About this work
A reclining nude figure merges with an abundance of calla lilies in a composition of striking formal unity. The work showcases a naked figure entwined with stunning calla lilies, creating a harmonious blend of human form and nature. Rivera renders both with the same visual weight — the body's curves rhyming with the trumpet-shaped blooms — so that neither dominates and neither recedes. The painting belongs to the Art Deco movement , and its sensibility shows: the forms are clean, almost architectural, while the palette — ivory whites, deep greens, and warm brown flesh — carries a richness that stops short of ornament. Rivera had a particular fascination with white calla and arum lilies, using them as a symbol of both purity and sensuality. That dual charge is fully alive here; the flowers are simultaneously tender and voluptuous, mirroring the figure they enfold.

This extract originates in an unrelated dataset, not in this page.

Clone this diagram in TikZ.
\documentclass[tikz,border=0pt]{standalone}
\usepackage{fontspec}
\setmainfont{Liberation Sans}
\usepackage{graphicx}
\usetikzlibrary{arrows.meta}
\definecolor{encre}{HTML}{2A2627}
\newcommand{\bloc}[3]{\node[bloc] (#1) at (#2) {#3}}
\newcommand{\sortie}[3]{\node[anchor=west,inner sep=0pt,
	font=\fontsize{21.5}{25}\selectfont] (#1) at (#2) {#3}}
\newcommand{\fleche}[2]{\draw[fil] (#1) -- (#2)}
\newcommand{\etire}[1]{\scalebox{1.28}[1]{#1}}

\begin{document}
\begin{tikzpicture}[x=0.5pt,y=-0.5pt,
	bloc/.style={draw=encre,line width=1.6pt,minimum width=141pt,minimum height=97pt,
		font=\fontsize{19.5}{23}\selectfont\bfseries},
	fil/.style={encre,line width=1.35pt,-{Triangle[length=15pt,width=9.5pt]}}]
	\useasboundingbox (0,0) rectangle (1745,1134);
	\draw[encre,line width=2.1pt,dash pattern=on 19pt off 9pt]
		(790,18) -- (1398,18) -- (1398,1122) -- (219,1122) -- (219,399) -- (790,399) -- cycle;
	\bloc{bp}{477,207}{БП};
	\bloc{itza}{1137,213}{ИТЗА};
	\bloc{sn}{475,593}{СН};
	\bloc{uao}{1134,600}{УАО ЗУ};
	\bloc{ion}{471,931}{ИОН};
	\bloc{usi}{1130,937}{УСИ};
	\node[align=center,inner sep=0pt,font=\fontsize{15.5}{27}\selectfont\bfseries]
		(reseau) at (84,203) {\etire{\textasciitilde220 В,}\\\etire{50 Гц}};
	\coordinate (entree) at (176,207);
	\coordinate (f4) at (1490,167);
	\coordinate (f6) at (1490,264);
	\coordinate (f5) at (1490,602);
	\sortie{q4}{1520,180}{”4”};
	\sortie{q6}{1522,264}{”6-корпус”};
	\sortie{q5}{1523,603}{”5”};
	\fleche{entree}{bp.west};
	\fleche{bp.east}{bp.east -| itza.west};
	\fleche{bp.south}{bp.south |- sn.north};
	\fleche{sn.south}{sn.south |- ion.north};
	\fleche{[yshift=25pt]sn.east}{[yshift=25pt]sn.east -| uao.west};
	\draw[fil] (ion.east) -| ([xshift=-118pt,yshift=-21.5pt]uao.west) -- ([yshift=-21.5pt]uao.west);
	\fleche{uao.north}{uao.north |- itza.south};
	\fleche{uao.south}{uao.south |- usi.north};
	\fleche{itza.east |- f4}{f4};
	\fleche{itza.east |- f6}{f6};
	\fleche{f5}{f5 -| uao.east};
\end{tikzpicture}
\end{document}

*Nude with Calla Lilies* was painted in 1944 and is one of the few works Rivera completed that year. Also known as *Desnudo con alcatraces*, it lacks the searing social and political commentary so frequently found in Rivera paintings.
The painting was made just after his two great murals for the National Institute of Cardiology and before the enormous mural *Great City of Tenochtitlan* — situating it as a rare, intimate interlude within a career otherwise dominated by monumental public commissions. Rivera's *Nude with Calla Lilies* highlights the intersection of femininity, labor, and beauty, offering a tribute to the strength and grace of indigenous women. The calla lily itself carried deep resonance in his world: Rivera inspired the association of the flower with not only rebirth and growth but also revolution, and his flower series spanning the early 1920s to the 1940s coincided with the period of the Mexican Revolution.

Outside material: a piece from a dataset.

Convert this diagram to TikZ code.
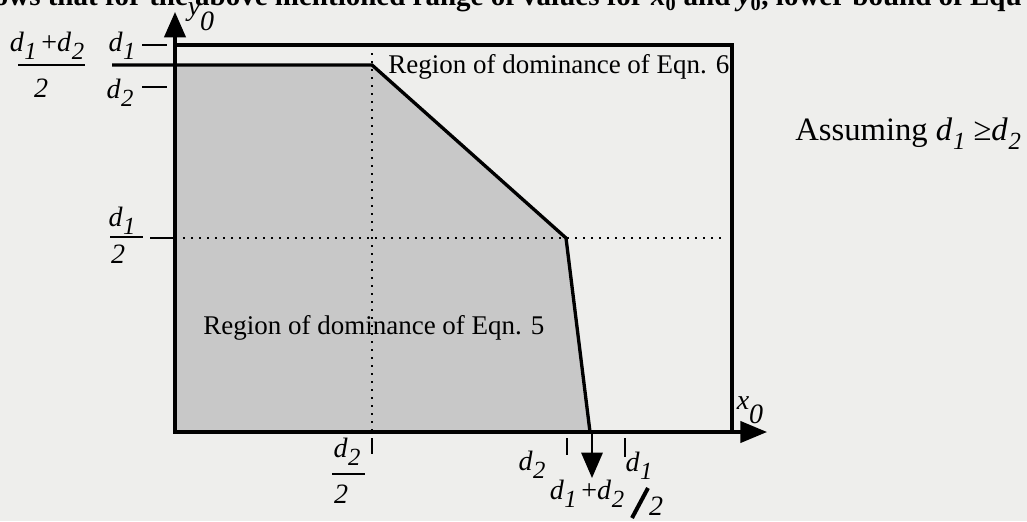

On the wall, this painting rewards rooms that can hold its quietude — a bedroom, a library, a sitting room with natural light that shifts through the day, bringing out the cooler greens in the stems and the warmth in the skin tones. It speaks to the viewer who is drawn to work that carries history without announcing it, where beauty and meaning are held in balance rather than in tension. The mood it sets is contemplative and unhurried: this is Rivera at his most distilled, his political ambition set aside in favor of something older and more elemental.